Regarding modding, HID projectors are different from halogen projectors in that they are toned down in places, and use the extra lumens from HID capsules to project light more to the sides and yes also brighter and evenly about. Part of an HID fixture as Ra put it is these projectors. Rarely will you see an OEM, though there are, on HID reflector fixture and I have found these to be most anoying even if OEM. HID retrofits on reflector fixtures are out of the question, and these kits out there like the H4's sometimes use that moving the capsule forward and back with a solenoid. Autolamps-online in England, one of the very best manufacturers of kits out there using genuine Philips ballasts and bulbs, used this system back a while. It was dropped because it was found that the movement of the capsule shortened bulb life dramatically.

So, you need HID projectors fitted properly in the fixture. Leave the projectors too far back or allow stray light to hit the reflectors and you'll put out unbelievable glare.

All this and you're still illegal in the United States.


----------



## Hallis (Feb 3, 2007)

If your car is from a jap manufacturer like mine is there are probably OEM HID housings available from cars in the JDM market. I ordered a set of genuine factory Subaru OEM HID housings, bulbs, and ballasts. Unlike the US housings which are reflectors for halogens these are projectors. they are awesome. 

Shane


----------



## GreySave (Feb 3, 2007)

Coming from the automotive profession, the best suggestions that I can provide are:


1.) Check your state and local regulations. Know what they do and do not permit. Please keep in mind that what is legal in your area may not be legal in another (If traveling on vacation for example)

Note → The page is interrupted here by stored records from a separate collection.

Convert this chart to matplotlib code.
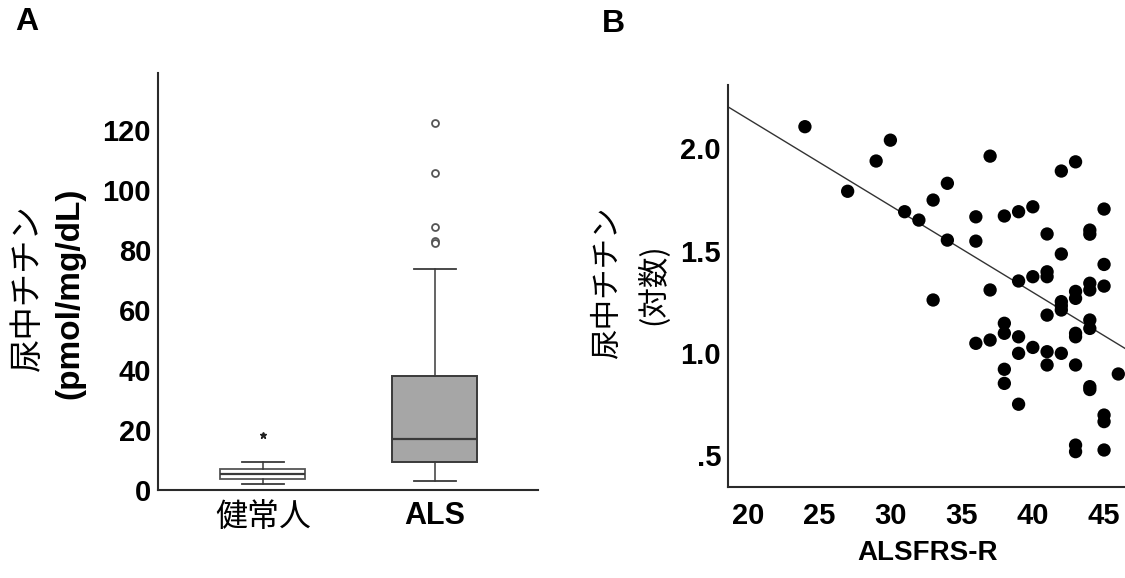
import matplotlib
matplotlib.use("Agg")
import matplotlib.pyplot as plt
from matplotlib.font_manager import FontProperties

# ---------------- data ----------------
groups = ["健常人", "ALS"]
healthy_q1, healthy_med, healthy_q3 = 3.6, 5.2, 6.9
healthy_lo, healthy_hi = 2.0, 9.4
healthy_extreme = [18.3]
als_q1, als_med, als_q3 = 9.4, 17.0, 38.1
als_lo, als_hi = 2.9, 73.7
als_outliers = [122.2, 105.6, 87.8, 83.0, 82.4]
a_yticks = [0, 20, 40, 60, 80, 100, 120]

alsfrs = [24, 30, 29, 27, 37, 43, 42, 34, 33, 31, 32, 36, 38, 39, 40, 45,
          34, 36, 41, 44, 44, 42, 45, 41, 41, 40, 39, 37, 33, 44, 44, 45,
          43, 43, 42, 42, 42, 41, 44, 44, 43, 43, 38, 38, 39, 36, 37, 40,
          39, 41, 42, 41, 43, 38, 38, 46, 44, 44, 39, 45, 45, 43, 43, 45]
titin_log = [2.106, 2.04, 1.938, 1.79, 1.962, 1.934, 1.889, 1.829, 1.747, 1.69,
             1.649, 1.665, 1.669, 1.69, 1.714, 1.703, 1.551, 1.546, 1.581, 1.60,
             1.58, 1.483, 1.432, 1.396, 1.372, 1.372, 1.351, 1.307, 1.258, 1.34,
             1.307, 1.326, 1.30, 1.266, 1.25, 1.23, 1.209, 1.184, 1.16, 1.119,
             1.095, 1.078, 1.144, 1.095, 1.078, 1.046, 1.062, 1.026, 0.997, 1.005,
             0.997, 0.94, 0.94, 0.919, 0.85, 0.896, 0.834, 0.82, 0.748, 0.695,
             0.663, 0.548, 0.516, 0.524]
fit_intercept = 2.992
fit_slope = -0.04241
b_xticks = [20, 25, 30, 35, 40, 45]
b_yticks = [0.5, 1.0, 1.5, 2.0]
b_yticklabels = [".5", "1.0", "1.5", "2.0"]

# ---------------- fonts ----------------
latin_b = FontProperties(family="Liberation Sans", weight="bold")
cjk = "Noto Sans CJK JP"

W, H = 1125, 578
fig = plt.figure(figsize=(W / 100, H / 100), dpi=100)
fig.patch.set_facecolor("white")

def fx(px):
    return px / W

def fy(py):
    return 1 - py / H

edge = "#3a3a3a"
spine_c = "#2a2a2a"

# ---------------- panel A ----------------
axA = fig.add_axes([fx(158), fy(490), fx(538) - fx(158), fy(73) - fy(490)])
stats_h = [dict(q1=healthy_q1, med=healthy_med, q3=healthy_q3,
                whislo=healthy_lo, whishi=healthy_hi, fliers=healthy_extreme)]
stats_a = [dict(q1=als_q1, med=als_med, q3=als_q3,
                whislo=als_lo, whishi=als_hi, fliers=als_outliers)]
common = dict(widths=0.494, capwidths=[0.245], patch_artist=True,
              whiskerprops=dict(color=edge, lw=1.1),
              capprops=dict(color=edge, lw=1.3),
              medianprops=dict(color=edge, lw=1.6))
axA.bxp(stats_h, positions=[1],
        boxprops=dict(facecolor="white", edgecolor="#555", lw=1.3),
        flierprops=dict(marker="*", markersize=5, markerfacecolor="#222",
                        markeredgecolor="#222"),
        **common)
axA.bxp(stats_a, positions=[2],
        boxprops=dict(facecolor="#a6a6a6", edgecolor=edge, lw=1.4),
        flierprops=dict(marker="o", markersize=5, markerfacecolor="white",
                        markeredgecolor="#555", markeredgewidth=1.3),
        **common)
axA.set_xlim(0.39, 2.6)
axA.set_ylim(0, 139)
axA.set_yticks(a_yticks)
axA.set_yticklabels([str(v) for v in a_yticks], fontproperties=latin_b, fontsize=21)
axA.set_xticks([1, 2])
axA.set_xticklabels(groups)
labs = axA.get_xticklabels()
labs[0].set_fontfamily(cjk)
labs[0].set_fontsize(23)
labs[0].set_fontweight("normal")
labs[1].set_fontproperties(latin_b)
labs[1].set_fontsize(22)
axA.tick_params(axis="both", length=0, colors="black")
axA.tick_params(axis="y", pad=5)
axA.tick_params(axis="x", pad=8)
for s in ["top", "right"]:
    axA.spines[s].set_visible(False)
for s in ["left", "bottom"]:
    axA.spines[s].set_color(spine_c)
    axA.spines[s].set_linewidth(1.5)

fig.text(fx(27), fy(288), "尿中チチン", rotation=90, ha="center", va="center",
         family=cjk, fontsize=24)
fig.text(fx(70), fy(293), "(pmol/mg/dL)", rotation=90, ha="center", va="center",
         fontproperties=latin_b, fontsize=24)
fig.text(fx(26.5), fy(22.5), "A", ha="center", va="center",
         fontproperties=latin_b, fontsize=23)

# ---------------- panel B ----------------
axB = fig.add_axes([fx(728), fy(487), fx(1125) - fx(728), fy(85) - fy(487)])
axB.scatter(alsfrs, titin_log, s=92, color="black", edgecolors="none", zorder=3)
axB.axline((0, fit_intercept), slope=fit_slope, color="#333", lw=1.0, zorder=2)
axB.set_xlim(18.6, 46.47)
axB.set_ylim(0.343, 2.31)
axB.set_xticks(b_xticks)
axB.set_xticklabels([str(v) for v in b_xticks], fontproperties=latin_b, fontsize=21)
axB.set_yticks(b_yticks)
axB.set_yticklabels(b_yticklabels, fontproperties=latin_b, fontsize=21)
axB.tick_params(axis="both", length=0, colors="black")
axB.tick_params(axis="y", pad=5)
axB.tick_params(axis="x", pad=11)
for s in ["top", "right"]:
    axB.spines[s].set_visible(False)
for s in ["left", "bottom"]:
    axB.spines[s].set_color(spine_c)
    axB.spines[s].set_linewidth(1.5)

fig.text(fx(928), fy(553), "ALSFRS-R", ha="center", va="center",
         fontproperties=latin_b, fontsize=20)
fig.text(fx(608), fy(283), "尿中チチン", rotation=90, ha="center", va="center",
         family=cjk, fontsize=22)
fig.text(fx(652), fy(284), "(対数)", rotation=90, ha="center", va="center",
         family=cjk, fontsize=22)
fig.text(fx(613.5), fy(23.5), "B", ha="center", va="center",
         fontproperties=latin_b, fontsize=23)

fig.savefig("out.png", dpi=100, facecolor="white")
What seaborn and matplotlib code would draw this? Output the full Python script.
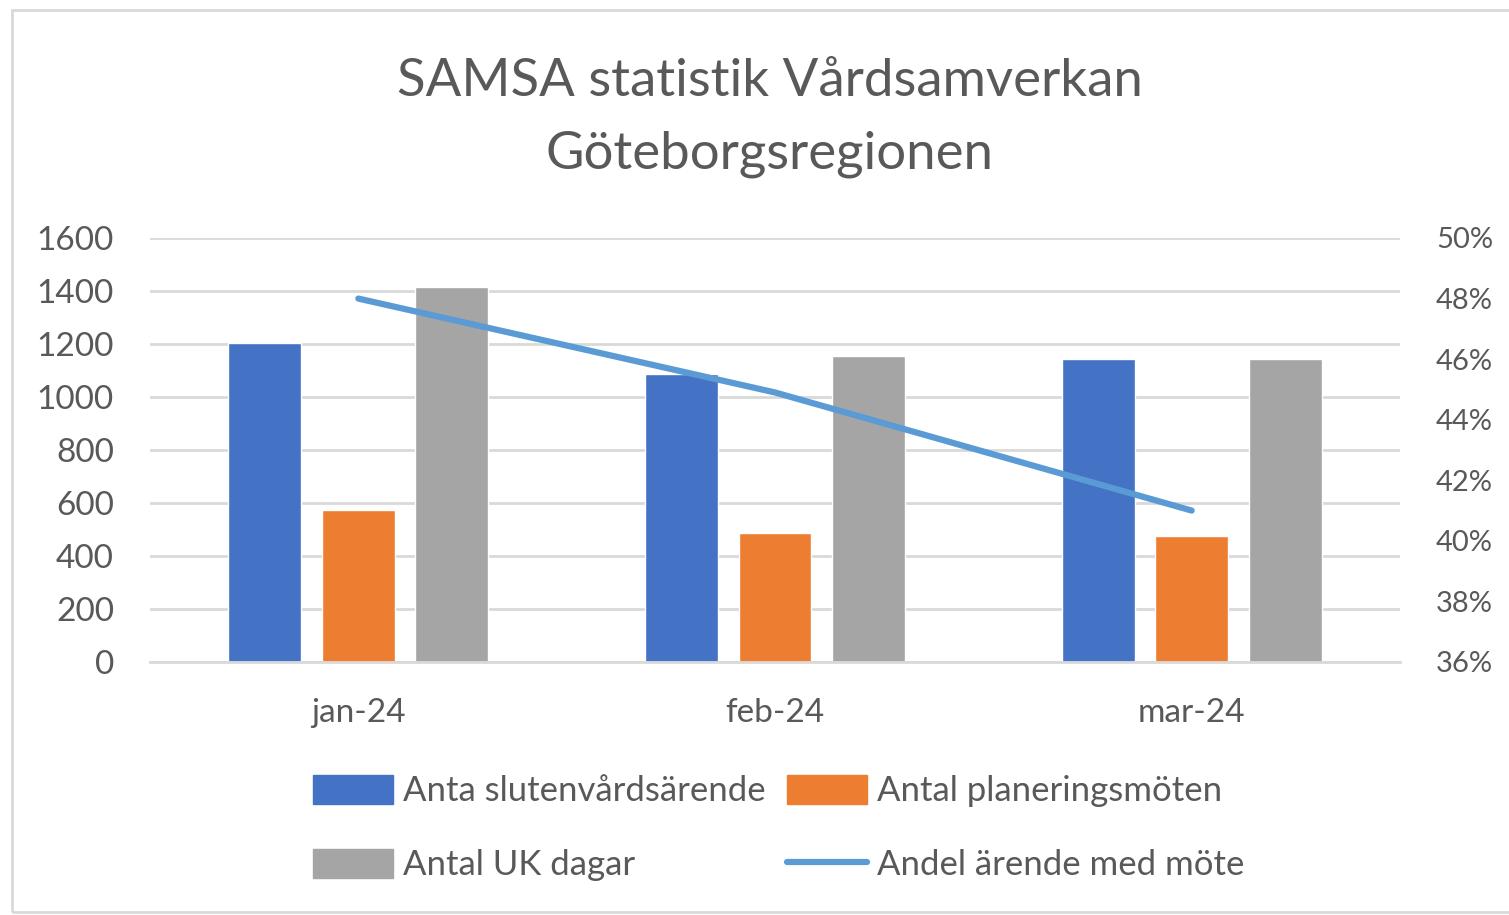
import matplotlib
matplotlib.use("Agg")
import matplotlib.pyplot as plt
from matplotlib.patches import Rectangle, Patch
from matplotlib.lines import Line2D
from matplotlib.ticker import PercentFormatter
import numpy as np
import pandas as pd
import seaborn as sns

months = ["jan-24", "feb-24", "mar-24"]
slutenvard = [1205, 1085, 1145]
planeringsmoten = [575, 485, 475]
uk_dagar = [1415, 1155, 1145]
andel_mote = [48.0, 44.9, 41.0]

series_names = ["Anta slutenvårdsärende", "Antal planeringsmöten", "Antal UK dagar"]
line_name = "Andel ärende med möte"
colors = ["#4472C4", "#ED7D31", "#A5A5A5"]
line_color = "#5B9BD5"
text_color = "#595959"

sns.set_theme(style="white")
plt.rcParams["font.family"] = ["Lato", "DejaVu Sans"]

df = pd.DataFrame({
    "month": months * 3,
    "value": slutenvard + planeringsmoten + uk_dagar,
    "serie": [n for n in series_names for _ in months],
})

fig = plt.figure(figsize=(15.09, 9.15), dpi=100)
ax = fig.add_axes([150 / 1509, 1 - 662 / 915, 1250 / 1509, 424 / 915])

sns.barplot(data=df, x="month", y="value", hue="serie", palette=colors,
            width=0.673, gap=0.22, saturation=1, legend=False, ax=ax)

ax.set_ylim(0, 1600)
ax.set_yticks(np.arange(0, 1601, 200))
ax.set_xlim(-0.5, 2.5)
ax.set_xlabel("")
ax.set_ylabel("")
ax.yaxis.grid(True, color="#D9D9D9", linewidth=2)
ax.set_axisbelow(True)
for side in ["top", "right", "left"]:
    ax.spines[side].set_visible(False)
ax.spines["bottom"].set_color("#D9D9D9")
ax.spines["bottom"].set_linewidth(2)
ax.tick_params(axis="y", length=0, labelsize=24, labelcolor=text_color, pad=26)
ax.tick_params(axis="x", length=0, labelsize=24, labelcolor=text_color, pad=26)
ax.set_xticks(range(len(months)), months)
# category boundary ticks
ax.set_xticks([-0.5, 0.5, 1.5, 2.5], minor=True)
ax.tick_params(axis="x", which="minor", length=10, width=2, color="#D9D9D9", direction="out")

ax2 = ax.twinx()
sns.lineplot(x=list(range(len(months))), y=andel_mote, color=line_color,
             linewidth=4.5, ax=ax2)
ax2.set_ylim(36, 50)
ax2.set_yticks(np.arange(36, 50.1, 2))
ax2.yaxis.set_major_formatter(PercentFormatter(decimals=0))
ax2.tick_params(axis="y", length=0, labelsize=21, labelcolor=text_color, pad=26)
ax2.grid(False)
for side in ["top", "right", "left", "bottom"]:
    ax2.spines[side].set_visible(False)
ax2.set_xlim(-0.5, 2.5)

fig.text(0.51, 1 - 82 / 915, "SAMSA statistik Vårdsamverkan", ha="center", va="center",
         fontsize=38, color=text_color)
fig.text(0.51, 1 - 154 / 915, "Göteborgsregionen", ha="center", va="center",
         fontsize=38, color=text_color)

handles = [
    Patch(color=colors[0], label=series_names[0]),
    Patch(color=colors[2], label=series_names[2]),
    Patch(color=colors[1], label=series_names[1]),
    Line2D([0], [0], color=line_color, linewidth=4.5, label=line_name),
]
fig.legend(handles=handles, ncol=2, loc="center", bbox_to_anchor=(0.516, 1 - 828 / 915),
           frameon=False, fontsize=25, labelcolor=text_color, handlelength=2.3,
           handleheight=0.9, handletextpad=0.3, columnspacing=0.6, labelspacing=1.2)

fig.patches.append(Rectangle((12 / 1509, 3 / 915), 1.1, 1 - 13 / 915, transform=fig.transFigure,
                             fill=False, edgecolor="#D9D9D9", linewidth=2))

fig.savefig("out.png", dpi=100)
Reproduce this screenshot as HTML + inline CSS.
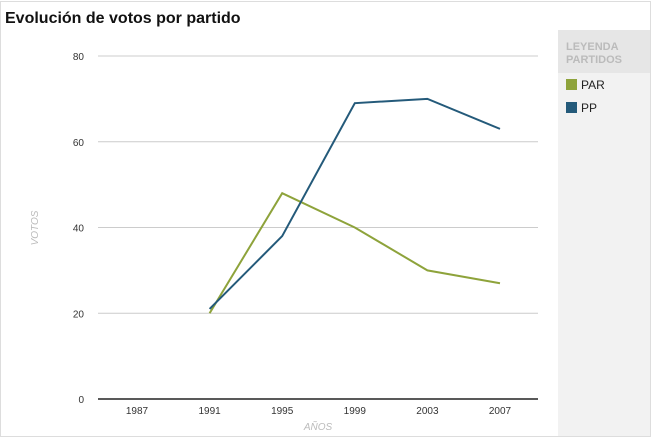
<!DOCTYPE html>
<html><head><meta charset="utf-8"><style>
body{margin:0;width:652px;height:441px;background:#fff;font-family:"Liberation Sans",Arial,sans-serif;overflow:hidden}
</style></head><body>
<svg width="652" height="441">
<rect x="0.5" y="1.5" width="650" height="435" fill="#fff" stroke="#ddd"/>
<text x="5" y="23" font-size="16" font-weight="bold" fill="#111">Evolución de votos por partido</text>
<rect x="558" y="30" width="92" height="406" fill="#f2f2f2"/>
<rect x="558" y="30" width="92" height="43" fill="#e6e6e6"/>
<text x="566" y="50" font-size="11" font-weight="bold" fill="#bbb">LEYENDA</text>
<text x="566" y="63" font-size="11" font-weight="bold" fill="#bbb">PARTIDOS</text>
<g><rect x="566" y="79" width="11" height="11" fill="#8ea33b"/><text x="581" y="89" font-size="12" fill="#222">PAR</text></g>
<g><rect x="566" y="102" width="11" height="11" fill="#245a7a"/><text x="581" y="112" font-size="12" fill="#222">PP</text></g>
<g id="grid"></g><g id="series"></g>
<text transform="translate(38,228) rotate(-90)" text-anchor="middle" font-size="10" font-style="italic" fill="#bbb">VOTOS</text>
<text x="318" y="430" text-anchor="middle" font-size="10" font-style="italic" fill="#bbb">AÑOS</text>
</svg>
<script>
const categories=["1987","1991","1995","1999","2003","2007"];
const yTicks=[0,20,40,60,80];
const parValues=[null,20,48,40,30,27];
const ppValues=[null,21,38,69,70,63];
const NS="http://www.w3.org/2000/svg";
const y=v=>399-v*(343/80);
const x=i=>137+i*72.6;
const grid=document.getElementById('grid');
function mk(t,a,p){const e=document.createElementNS(NS,t);for(const k in a)e.setAttribute(k,a[k]);p.appendChild(e);return e;}
yTicks.forEach(v=>{
 const l=mk('line',{x1:98,x2:538,y1:y(v),y2:y(v),stroke:v===0?'#222':'#ccc','stroke-width':v===0?1.5:1},grid);
 
 
 const t=mk('text',{x:84,y:y(v)+4,'text-anchor':'end','font-size':10,fill:'#333'},grid);
 t.textContent=v;
 
 
});
categories.forEach((c,i)=>{
 const t=mk('text',{x:x(i),y:414,'text-anchor':'middle','font-size':10,fill:'#333'},grid);
 t.textContent=c;
 
 
});
const ser=document.getElementById('series');
[[parValues,'#8ea33b','par'],[ppValues,'#245a7a','pp']].forEach(([vals,col,n])=>{
 const pts=vals.map((v,i)=>v==null?null:x(i)+','+y(v)).filter(Boolean).join(' ');
 const p=mk('polyline',{points:pts,fill:'none',stroke:col,'stroke-width':2},ser);
 
 
});
</script>
</body></html>
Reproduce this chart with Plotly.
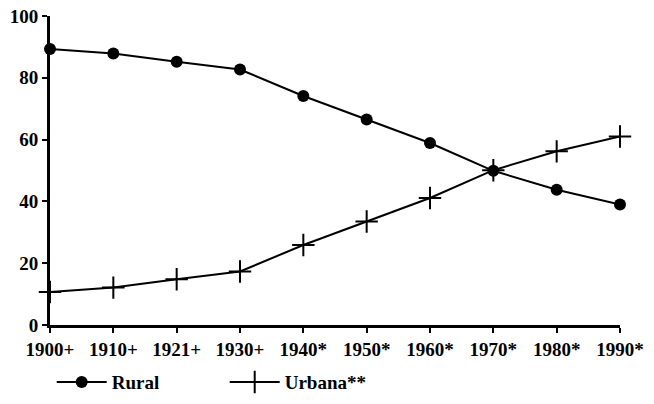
import plotly.graph_objects as go

years = ["1900+", "1910+", "1921+", "1930+", "1940*", "1950*", "1960*", "1970*", "1980*", "1990*"]
rural = [89.3, 87.9, 85.2, 82.7, 74.1, 66.5, 58.9, 49.9, 43.8, 39.0]
urbana = [10.7, 12.1, 14.8, 17.3, 25.9, 33.5, 41.1, 50.1, 56.2, 61.0]
y_ticks = [0, 20, 40, 60, 80, 100]

xi = list(range(len(years)))
font_family = "Liberation Serif"

fig = go.Figure()
fig.add_trace(go.Scatter(
    x=xi, y=rural, name="<b>Rural</b>", mode="lines+markers",
    line=dict(color="black", width=2),
    marker=dict(symbol="circle", size=12, color="black"),
    cliponaxis=False,
))
fig.add_trace(go.Scatter(
    x=xi, y=urbana, name="<b>Urbana**</b>", mode="lines+markers",
    line=dict(color="black", width=2),
    marker=dict(symbol="cross-thin", size=16, color="black",
                line=dict(color="black", width=2)),
    cliponaxis=False,
))

fig.update_layout(
    width=654, height=404,
    margin=dict(l=50, r=34, t=16, b=79, autoexpand=False),
    paper_bgcolor="white", plot_bgcolor="white",
    font=dict(family=font_family, color="black", size=18),
    showlegend=True,
    legend=dict(orientation="h", x=0.003, y=-0.185, xanchor="left", yanchor="middle",
                font=dict(family=font_family, size=19), entrywidth=108,
                itemwidth=50, bgcolor="rgba(0,0,0,0)"),
    xaxis=dict(
        range=[0, 9], tickmode="array", tickvals=xi,
        ticktext=["<b>%s</b>" % t for t in years],
        showline=True, linecolor="black", linewidth=3,
        ticks="outside", ticklen=5, tickwidth=2, tickcolor="black",
        showgrid=False, zeroline=False, automargin=False,
        tickfont=dict(family=font_family, size=19),
    ),
    yaxis=dict(
        range=[0, 100], tickmode="array", tickvals=y_ticks,
        ticktext=["<b>%d</b>" % v for v in y_ticks],
        showline=True, linecolor="black", linewidth=3,
        ticks="outside", ticklen=5, tickwidth=2, tickcolor="black",
        showgrid=False, zeroline=False, automargin=False,
        tickfont=dict(family=font_family, size=19),
    ),
)

fig.write_html("out.html", config={"displayModeBar": False},
               post_script="document.body.style.margin='0';")
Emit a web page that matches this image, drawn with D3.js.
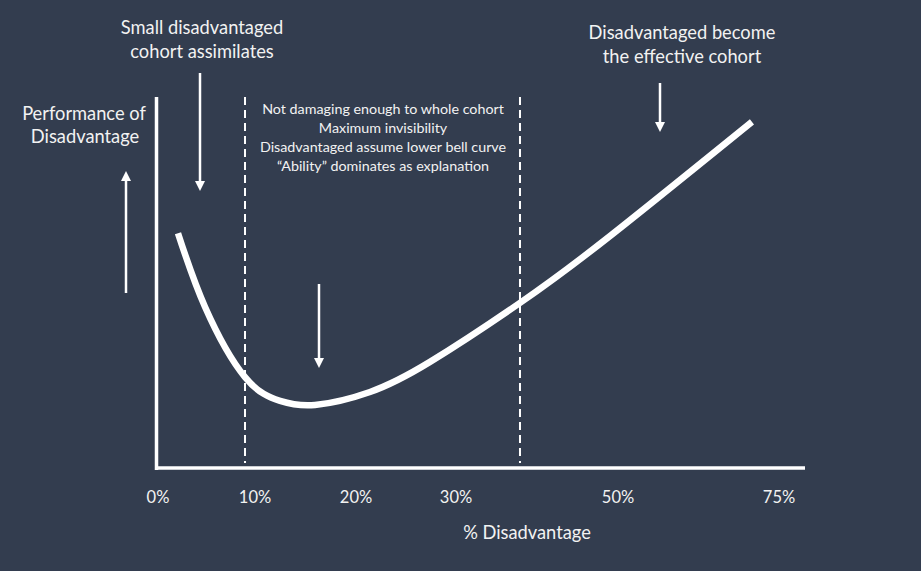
<!DOCTYPE html>
<html>
<head>
<meta charset="utf-8">
<script src="https://cdn.jsdelivr.net/npm/d3@7/dist/d3.min.js"></script>
<style>
  html, body { margin: 0; padding: 0; background: #333d4f; }
  svg { display: block; }
  text { font-family: Lato, "Open Sans", sans-serif; fill: #f2f2f2; }
</style>
</head>
<body>
<svg id="chart" width="921" height="571"></svg>
<script>
// ---- data ----
const tickValues = [0, 10, 20, 30, 50, 75];
const tickLabels = ["0%", "10%", "20%", "30%", "50%", "75%"];
const curveX = [2.06, 4.85, 8.97, 12.48, 15.94, 21.4, 27.4, 37.9, 49.0, 70.8];
const curvePerf = [63.3, 43.4, 24.5, 18.1, 17.0, 20.5, 28.6, 44.5, 62.5, 93.3];
const dividers = [8.97, 37.9];
const middleLines = ["Not damaging enough to whole cohort", "Maximum invisibility", "Disadvantaged assume lower bell curve", "\u201CAbility\u201D dominates as explanation"];

const svg = d3.select("#chart");
const W = 921, H = 571;
svg.append("rect").attr("width", W).attr("height", H).attr("fill", "#333d4f");

// piecewise-linear x scale (the tick spacing is not uniform)
const x = d3.scaleLinear().domain(tickValues).range([158, 255, 356, 456, 618, 779]);
const y = d3.scaleLinear().domain([0, 100]).range([468, 97]);

const white = "#ffffff";

// arrow marker
const defs = svg.append("defs");
defs.append("marker").attr("id", "arrow")
  .attr("viewBox", "0 0 10 10").attr("refX", 5).attr("refY", 5)
  .attr("markerWidth", 4).attr("markerHeight", 4.4).attr("orient", "auto")
  .attr("markerUnits", "strokeWidth")
  .append("path").attr("d", "M0,0 L10,5 L0,10 Z").attr("fill", white);

// dashed dividers
svg.selectAll("line.div").data(dividers).join("line")
  .attr("x1", d => x(d)).attr("x2", d => x(d))
  .attr("y1", 97).attr("y2", 463)
  .attr("stroke", white).attr("stroke-width", 2)
  .attr("stroke-dasharray", "8,5");

// axes
svg.append("line").attr("x1", 156.5).attr("x2", 156.5).attr("y1", 97).attr("y2", 470)
  .attr("stroke", white).attr("stroke-width", 3.5);
svg.append("line").attr("x1", 155).attr("x2", 805).attr("y1", 468).attr("y2", 468)
  .attr("stroke", white).attr("stroke-width", 3.5);

// tick labels
svg.selectAll("text.tick").data(tickValues).join("text")
  .attr("class", "tick")
  .attr("x", d => x(d)).attr("y", 503)
  .attr("text-anchor", "middle").attr("font-size", 16.5)
  .text((d, i) => tickLabels[i]);

svg.append("text").attr("x", 527).attr("y", 539).attr("text-anchor", "middle")
  .attr("font-size", 18.3).text("% Disadvantage");

// curve
const pts = curveX.map((v, i) => [v, curvePerf[i]]);
svg.append("path").datum(pts)
  .attr("d", d3.line().x(d => x(d[0])).y(d => y(d[1])).curve(d3.curveNatural))
  .attr("fill", "none").attr("stroke", white).attr("stroke-width", 6.5);

// y label
svg.append("text").attr("x", 84).attr("y", 120).attr("text-anchor", "middle").attr("font-size", 18.3).text("Performance of");
svg.append("text").attr("x", 85).attr("y", 143).attr("text-anchor", "middle").attr("font-size", 18.3).text("Disadvantage");

// arrows
function arrow(x0, y0, x1, y1) {
  svg.append("line").attr("x1", x0).attr("y1", y0).attr("x2", x1).attr("y2", y1)
    .attr("stroke", white).attr("stroke-width", 2.5).attr("marker-end", "url(#arrow)");
}
arrow(126, 293, 126, 176);
arrow(200, 73, 200, 186);
arrow(319, 284, 319, 363);
arrow(660, 83, 660, 127);

// annotations
function multi(cx, y0, lines, size, lh) {
  lines.forEach((t, i) => {
    svg.append("text").attr("x", cx).attr("y", y0 + i * lh)
      .attr("text-anchor", "middle").attr("font-size", size).text(t);
  });
}
multi(202, 34, ["Small disadvantaged", "cohort assimilates"], 18.3, 24);
multi(682, 39, ["Disadvantaged become", "the effective cohort"], 18.3, 24);
multi(383, 114, middleLines, 14.3, 19);
</script>
</body>
</html>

2.) If your state has an inspection requirement, be sure to verify that any modifications will permit the vehicle to pass that inspection. Yes, I know you can always find someone who might slap a sticker on an otherwise technically illegal vehicle, but that is NOT the smart thing to do (See item 4). 

3.) Do it right. Do it smart. If it cannot be done properly and safety or if you cannot affort to do it properly or safely then leave it alone (See item 4). Also be sure to verify that your vehicle can handle the modifications and that you have the technical ability to do them. Many of todays newer vehicles have many microprocessors, and in many vehicles they "talk" to one another. Some have microprocessors that control exterior lighting. Making a mistake during a modifiation could lead to some very interesting, and perhaps expensive, complications.

4.) All three of the above suggestions are intended to keep you and others on the road safe. From the perspective of other drivers, that means that your modifications do not create an undesirable and perhaps dangerous side effect that could cause property damage or a physical injury to someone else. From your perspective, all three of the above suggestions help to keep you physically safe and reduce if not eliminate the possibility of you being charged criminally or face civil action if, for example, your modifications cause an accident by blinding another driver. 

With over 26 years of experience in the automotive profession, I can tell you that I have seen some very nicely done, safe, and legal (in our area) modifications of all types to various vehicles. I have also seen some incredibly stupid and foolish ventures that were outright unsafe and could have led to some serious problems. Since I do not know your level of technical ability I am in no position to make a recommendation beyond being both smart and safe.


----------



## wulfgang (Feb 4, 2007)

Timson said:


> FredM,
> 
> All the Bi-Xenon kits I have seen have only a single arc and achieve the high / low by moving the position of that arc within the headlight housing.
> 
> The method that most manufacturers seem to be going for now is the whole lamp capsule is attached to a solenoid , which when activated (ie main beams on) pulls the entire lamp capsule further into the reflector to a position, roughly where the filament for your high beam would be in a standard lamp - for a high beam effect.


 
Cool. I read some journal articles where they were using solenoids to produce a tailored magnetic field to move the arc itself in order to create a high/low beam function. No moving parts. But I think the bulbs were special DC bulbs, not the AC bulbs you normally see. AC would make things a bit more difficult...


----------



## WJM (Feb 7, 2007)

Hallis said:


> If your car is from a jap manufacturer like mine is there are probably OEM HID housings available from cars in the JDM market. I ordered a set of genuine factory Subaru OEM HID housings, bulbs, and ballasts. Unlike the US housings which are reflectors for halogens these are projectors. they are awesome.
> 
> Shane



Hmm....but if those units are JDM-only, then they have the wrong, LHD-orientation....


----------



## Hallis (Feb 7, 2007)

WJM said:


> Hmm....but if those units are JDM-only, then they have the wrong, LHD-orientation....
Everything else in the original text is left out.